**YOUR TASK:** Take the lines from the top down to and including the one with "width=200pt,minimum height=78pt] (sk)" and repeat them exactly. Omit images.

**AVAILABLE DATA:**
::::

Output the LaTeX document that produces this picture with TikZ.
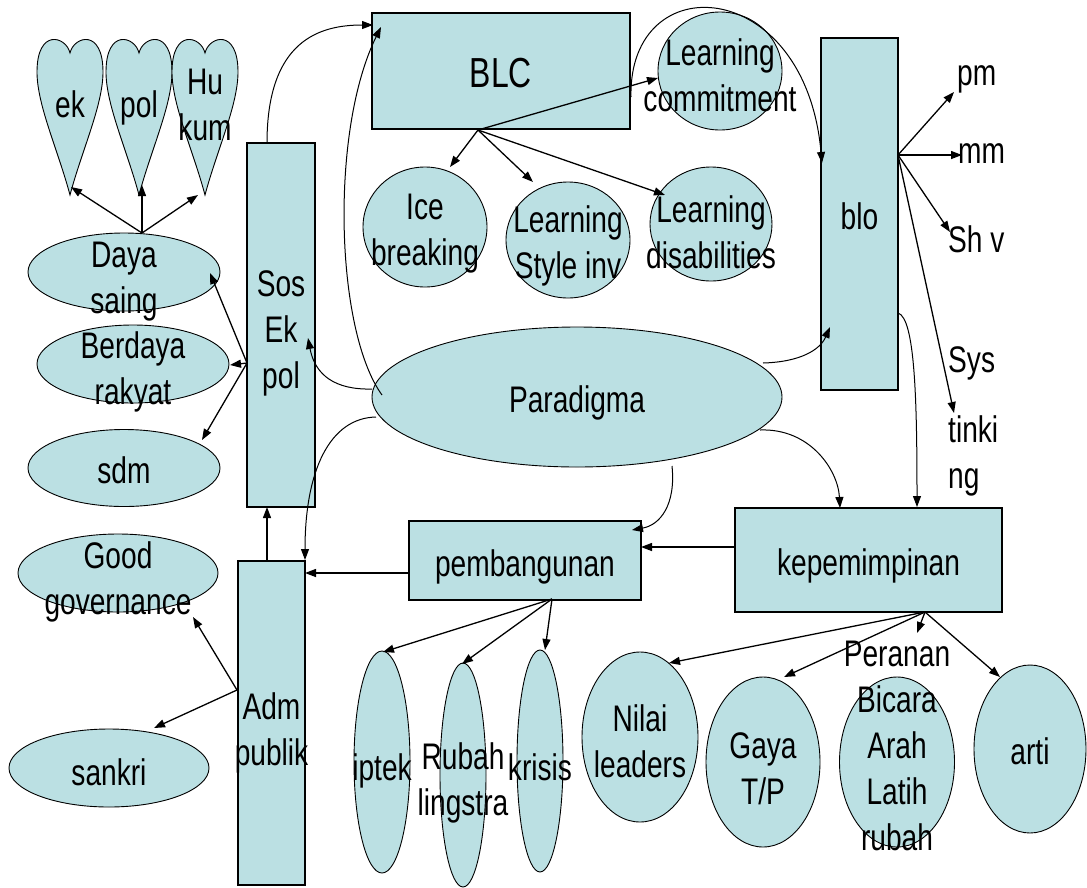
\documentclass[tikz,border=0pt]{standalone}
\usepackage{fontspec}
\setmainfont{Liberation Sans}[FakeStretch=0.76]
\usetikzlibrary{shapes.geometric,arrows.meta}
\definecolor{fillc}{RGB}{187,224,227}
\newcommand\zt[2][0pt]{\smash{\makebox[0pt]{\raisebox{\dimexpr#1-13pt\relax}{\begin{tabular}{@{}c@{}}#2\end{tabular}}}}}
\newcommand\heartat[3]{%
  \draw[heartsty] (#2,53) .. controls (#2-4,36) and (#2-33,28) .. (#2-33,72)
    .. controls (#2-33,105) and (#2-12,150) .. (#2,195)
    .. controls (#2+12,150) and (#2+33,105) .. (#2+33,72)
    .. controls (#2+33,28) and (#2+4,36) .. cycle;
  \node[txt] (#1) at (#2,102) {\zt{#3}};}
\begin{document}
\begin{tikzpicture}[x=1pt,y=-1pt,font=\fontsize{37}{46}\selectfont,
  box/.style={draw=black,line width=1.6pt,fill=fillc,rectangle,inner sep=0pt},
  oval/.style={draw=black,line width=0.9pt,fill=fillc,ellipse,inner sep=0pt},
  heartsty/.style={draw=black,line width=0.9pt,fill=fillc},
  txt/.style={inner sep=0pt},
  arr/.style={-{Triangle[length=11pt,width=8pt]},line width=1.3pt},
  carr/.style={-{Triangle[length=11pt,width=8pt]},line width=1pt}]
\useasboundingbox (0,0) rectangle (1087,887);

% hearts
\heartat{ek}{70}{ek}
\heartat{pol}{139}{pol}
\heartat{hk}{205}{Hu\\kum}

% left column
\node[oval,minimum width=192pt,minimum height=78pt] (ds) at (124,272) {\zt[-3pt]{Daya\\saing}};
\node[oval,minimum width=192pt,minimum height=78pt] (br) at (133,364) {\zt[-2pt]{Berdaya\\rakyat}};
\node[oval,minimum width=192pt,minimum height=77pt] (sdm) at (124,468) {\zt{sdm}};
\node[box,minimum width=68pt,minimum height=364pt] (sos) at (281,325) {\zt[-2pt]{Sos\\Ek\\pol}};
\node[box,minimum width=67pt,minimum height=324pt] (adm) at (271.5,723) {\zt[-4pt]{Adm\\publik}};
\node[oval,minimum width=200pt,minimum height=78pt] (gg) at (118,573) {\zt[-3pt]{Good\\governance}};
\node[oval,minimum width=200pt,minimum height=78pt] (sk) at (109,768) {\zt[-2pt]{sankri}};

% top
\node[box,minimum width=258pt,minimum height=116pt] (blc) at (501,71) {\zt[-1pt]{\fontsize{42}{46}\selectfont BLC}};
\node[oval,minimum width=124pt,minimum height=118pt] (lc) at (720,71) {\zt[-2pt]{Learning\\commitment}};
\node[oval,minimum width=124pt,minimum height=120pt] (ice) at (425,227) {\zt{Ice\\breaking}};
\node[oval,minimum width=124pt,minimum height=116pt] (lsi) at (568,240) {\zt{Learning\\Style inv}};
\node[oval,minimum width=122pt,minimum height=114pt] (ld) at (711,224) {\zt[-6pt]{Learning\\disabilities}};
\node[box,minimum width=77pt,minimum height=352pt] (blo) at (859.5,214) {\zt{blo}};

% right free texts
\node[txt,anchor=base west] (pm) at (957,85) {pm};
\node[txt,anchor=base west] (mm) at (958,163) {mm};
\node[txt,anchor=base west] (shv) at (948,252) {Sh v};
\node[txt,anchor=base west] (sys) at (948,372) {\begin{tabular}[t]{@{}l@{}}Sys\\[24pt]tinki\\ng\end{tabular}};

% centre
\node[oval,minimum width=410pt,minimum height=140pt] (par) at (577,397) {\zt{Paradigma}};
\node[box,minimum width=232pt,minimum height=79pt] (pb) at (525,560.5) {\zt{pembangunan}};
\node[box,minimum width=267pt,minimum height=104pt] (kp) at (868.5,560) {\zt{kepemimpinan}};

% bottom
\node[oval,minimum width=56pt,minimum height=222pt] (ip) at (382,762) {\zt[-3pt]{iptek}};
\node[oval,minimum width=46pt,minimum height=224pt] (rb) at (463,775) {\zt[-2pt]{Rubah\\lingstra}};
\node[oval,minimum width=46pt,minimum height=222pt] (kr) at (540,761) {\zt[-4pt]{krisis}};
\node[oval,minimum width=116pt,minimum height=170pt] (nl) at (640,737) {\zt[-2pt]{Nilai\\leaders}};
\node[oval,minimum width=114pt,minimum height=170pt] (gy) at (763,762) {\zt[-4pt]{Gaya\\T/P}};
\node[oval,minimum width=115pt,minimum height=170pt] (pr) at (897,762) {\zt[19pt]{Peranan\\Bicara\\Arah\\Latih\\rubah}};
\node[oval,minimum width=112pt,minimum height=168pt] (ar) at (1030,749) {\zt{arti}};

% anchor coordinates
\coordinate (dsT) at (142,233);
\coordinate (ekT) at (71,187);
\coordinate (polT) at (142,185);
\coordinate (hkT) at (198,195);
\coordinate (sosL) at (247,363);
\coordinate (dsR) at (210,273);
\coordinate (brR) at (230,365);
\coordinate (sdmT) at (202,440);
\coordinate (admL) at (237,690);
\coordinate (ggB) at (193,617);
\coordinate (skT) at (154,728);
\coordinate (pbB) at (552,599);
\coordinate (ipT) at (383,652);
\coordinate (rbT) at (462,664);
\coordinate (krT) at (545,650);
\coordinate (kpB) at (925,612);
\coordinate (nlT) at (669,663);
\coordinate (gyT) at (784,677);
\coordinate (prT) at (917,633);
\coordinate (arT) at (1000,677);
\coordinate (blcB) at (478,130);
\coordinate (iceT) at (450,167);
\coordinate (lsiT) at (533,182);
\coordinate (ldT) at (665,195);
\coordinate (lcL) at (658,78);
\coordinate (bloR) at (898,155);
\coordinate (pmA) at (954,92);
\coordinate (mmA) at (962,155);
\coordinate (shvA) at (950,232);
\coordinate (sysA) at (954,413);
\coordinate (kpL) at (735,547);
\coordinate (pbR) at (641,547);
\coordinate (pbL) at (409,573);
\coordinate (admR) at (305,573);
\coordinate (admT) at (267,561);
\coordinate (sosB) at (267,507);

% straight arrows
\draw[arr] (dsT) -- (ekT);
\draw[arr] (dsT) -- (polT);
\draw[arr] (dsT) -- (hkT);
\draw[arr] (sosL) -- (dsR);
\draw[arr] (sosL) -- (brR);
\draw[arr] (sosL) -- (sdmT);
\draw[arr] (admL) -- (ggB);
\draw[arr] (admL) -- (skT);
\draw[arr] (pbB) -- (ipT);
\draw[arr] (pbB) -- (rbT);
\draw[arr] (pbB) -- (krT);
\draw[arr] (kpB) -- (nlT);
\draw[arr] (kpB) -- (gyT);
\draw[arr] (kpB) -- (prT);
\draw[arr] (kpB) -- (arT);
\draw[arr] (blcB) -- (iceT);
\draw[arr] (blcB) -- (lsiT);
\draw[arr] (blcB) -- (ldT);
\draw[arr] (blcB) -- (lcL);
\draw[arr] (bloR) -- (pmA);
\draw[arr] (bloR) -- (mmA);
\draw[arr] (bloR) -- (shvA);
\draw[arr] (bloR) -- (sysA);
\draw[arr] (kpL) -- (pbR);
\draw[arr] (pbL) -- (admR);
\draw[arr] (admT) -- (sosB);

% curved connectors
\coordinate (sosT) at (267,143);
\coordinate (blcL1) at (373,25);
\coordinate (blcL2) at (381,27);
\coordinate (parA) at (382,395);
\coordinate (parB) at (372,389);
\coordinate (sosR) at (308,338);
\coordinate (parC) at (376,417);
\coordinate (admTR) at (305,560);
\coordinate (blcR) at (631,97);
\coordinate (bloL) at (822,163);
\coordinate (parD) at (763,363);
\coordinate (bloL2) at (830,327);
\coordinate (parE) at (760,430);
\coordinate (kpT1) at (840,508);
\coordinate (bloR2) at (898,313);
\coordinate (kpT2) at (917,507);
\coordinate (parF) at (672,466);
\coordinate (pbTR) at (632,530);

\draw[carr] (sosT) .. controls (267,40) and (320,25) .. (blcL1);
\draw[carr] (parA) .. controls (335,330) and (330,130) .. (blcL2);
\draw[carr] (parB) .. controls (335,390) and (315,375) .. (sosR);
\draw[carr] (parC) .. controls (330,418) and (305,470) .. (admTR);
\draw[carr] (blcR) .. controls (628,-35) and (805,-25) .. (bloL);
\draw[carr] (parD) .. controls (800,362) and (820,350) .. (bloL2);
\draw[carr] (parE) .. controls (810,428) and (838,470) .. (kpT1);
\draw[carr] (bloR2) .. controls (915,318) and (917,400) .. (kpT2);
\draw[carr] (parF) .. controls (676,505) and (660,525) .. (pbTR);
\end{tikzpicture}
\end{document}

::::

**WRITTEN SOLUTION:**
Output the LaTeX document that produces this picture with TikZ.
\documentclass[tikz,border=0pt]{standalone}
\usepackage{fontspec}
\setmainfont{Liberation Sans}[FakeStretch=0.76]
\usetikzlibrary{shapes.geometric,arrows.meta}
\definecolor{fillc}{RGB}{187,224,227}
\newcommand\zt[2][0pt]{\smash{\makebox[0pt]{\raisebox{\dimexpr#1-13pt\relax}{\begin{tabular}{@{}c@{}}#2\end{tabular}}}}}
\newcommand\heartat[3]{%
  \draw[heartsty] (#2,53) .. controls (#2-4,36) and (#2-33,28) .. (#2-33,72)
    .. controls (#2-33,105) and (#2-12,150) .. (#2,195)
    .. controls (#2+12,150) and (#2+33,105) .. (#2+33,72)
    .. controls (#2+33,28) and (#2+4,36) .. cycle;
  \node[txt] (#1) at (#2,102) {\zt{#3}};}
\begin{document}
\begin{tikzpicture}[x=1pt,y=-1pt,font=\fontsize{37}{46}\selectfont,
  box/.style={draw=black,line width=1.6pt,fill=fillc,rectangle,inner sep=0pt},
  oval/.style={draw=black,line width=0.9pt,fill=fillc,ellipse,inner sep=0pt},
  heartsty/.style={draw=black,line width=0.9pt,fill=fillc},
  txt/.style={inner sep=0pt},
  arr/.style={-{Triangle[length=11pt,width=8pt]},line width=1.3pt},
  carr/.style={-{Triangle[length=11pt,width=8pt]},line width=1pt}]
\useasboundingbox (0,0) rectangle (1087,887);

% hearts
\heartat{ek}{70}{ek}
\heartat{pol}{139}{pol}
\heartat{hk}{205}{Hu\\kum}

% left column
\node[oval,minimum width=192pt,minimum height=78pt] (ds) at (124,272) {\zt[-3pt]{Daya\\saing}};
\node[oval,minimum width=192pt,minimum height=78pt] (br) at (133,364) {\zt[-2pt]{Berdaya\\rakyat}};
\node[oval,minimum width=192pt,minimum height=77pt] (sdm) at (124,468) {\zt{sdm}};
\node[box,minimum width=68pt,minimum height=364pt] (sos) at (281,325) {\zt[-2pt]{Sos\\Ek\\pol}};
\node[box,minimum width=67pt,minimum height=324pt] (adm) at (271.5,723) {\zt[-4pt]{Adm\\publik}};
\node[oval,minimum width=200pt,minimum height=78pt] (gg) at (118,573) {\zt[-3pt]{Good\\governance}};
\node[oval,minimum width=200pt,minimum height=78pt] (sk) at (109,768) {\zt[-2pt]{sankri}};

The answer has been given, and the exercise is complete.